Use the following steps to learn all you can to accomplish this task.
Step 1 – Reading
- Read Chapter 1 in “Pro Hadoop”
- Read Chapter 2 in “Pro Hadoop”
- Read Chapter 3 in “Hadoop for Dummies”
Step 2 Task 1 – Environment Creation in Skytap Using VirtualBox
- Install Oracle Virtual Box in the virtual environment. If needed, you can download Oracle Virtual Box from the following hyperlink (https://www.virtualbox.org/wiki/Downloads).
- Unzip the Cloudera CDH provided on the desktop. You can download the Cloudera CDH from (http://www.cloudera.com/downloads/quickstart_vms/5-8.html) if you do not have the needed files. Ensure you choose the correct version for your virtualization software (i.e, the Oracle Virtual Box format for use in Oracle Virtual Box products).
- Import the Cloudera CDH image (*.vmdk) by clicking on File -> Import Appliance. Browse to the location of the VMDK on the Desktop, and then click Open, and then click Next. Change the CPU count to use the maximum number available based on machine capacity. Change the RAM to a minimum of 1,024 * 8 = 8,192 MB RAM (more if available). Rename the Virtual Machine if so desired. Then click Import, and let the process complete.

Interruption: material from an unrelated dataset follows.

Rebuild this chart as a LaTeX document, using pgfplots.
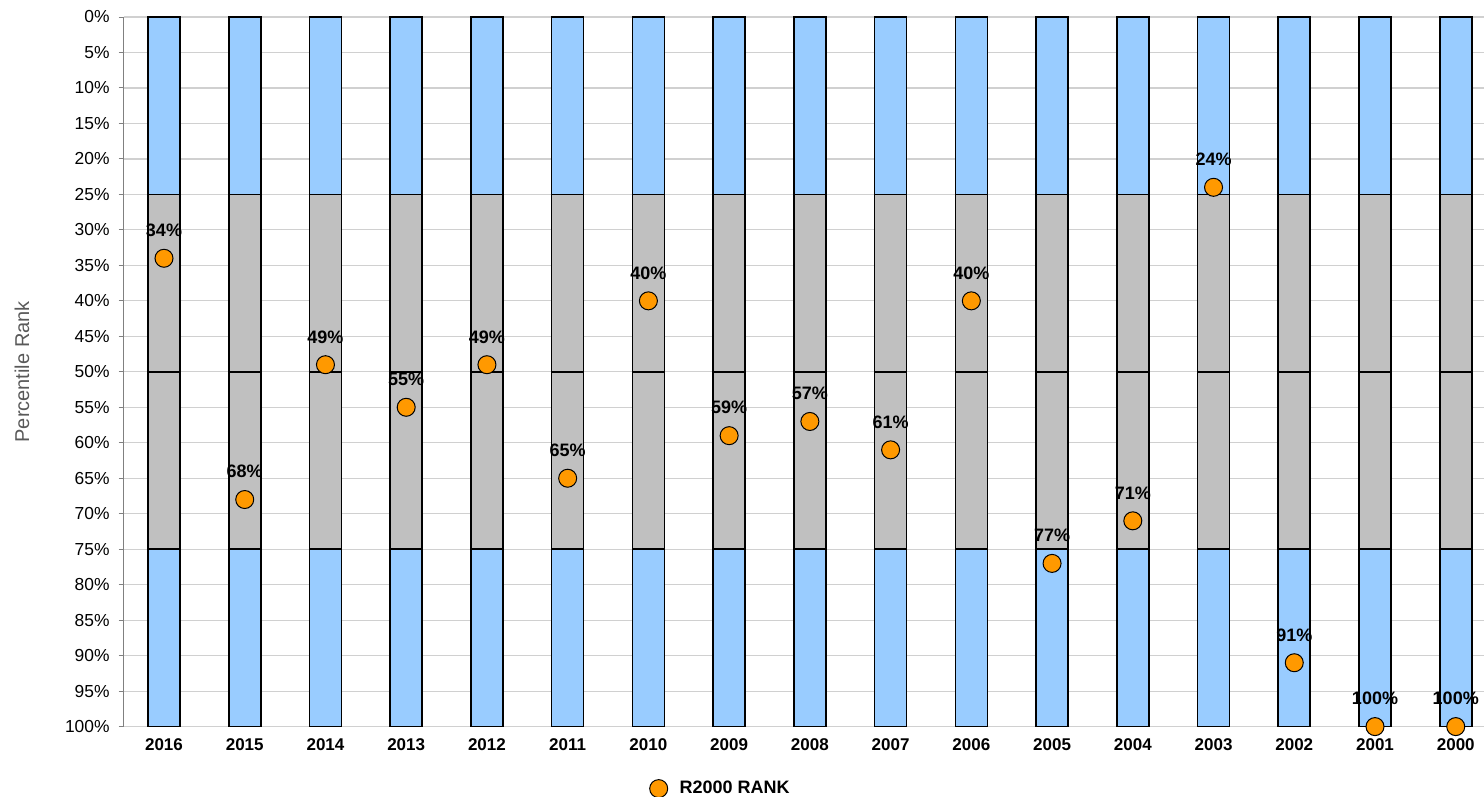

- After completion of importing, select the VM and click Start. Let the virtual machine boot up.
- Once the virtual machine has completed boot up you will see the Cloudera desktop. Open a terminal and type the following command:
$ sudo /home/cloudera/cloudera-manager –express
Let the process complete, to reveal a URL and accompanying username (cloudera) and password (cloudera).
- Right-click the URL that is identified in the terminal and click open. Enter the username and password to login to Cloudera manager and view the dashboard. The services will all display as stopped.
- Next to the label indicating the cluster name “Cloudera Quickstart”, click on the drop-down menu and select Start to start the entire cluster and associated services.
- Once you see the tasks have completed, close the progress window to see the dashboard which will indicate red, green, and yellow status. So long as these processes indicate a color the service is running and is fine.
Step 3 – Task 1 – Report
Write a report (4-6 pages) includes:
- Following APA standards cover page and table of content,
- Short research report on Big, Data, and Big Data Platforms,
- Setup and configure a single-node Hadoop cluster environment; include a document on your understanding of the process and purpose, along with supporting screen shots.
- Start the cluster and all associated services as needed to prepare the cluster for use in subsequent tasks, include a document on your understanding of the process and purpose, along with supporting screen shots.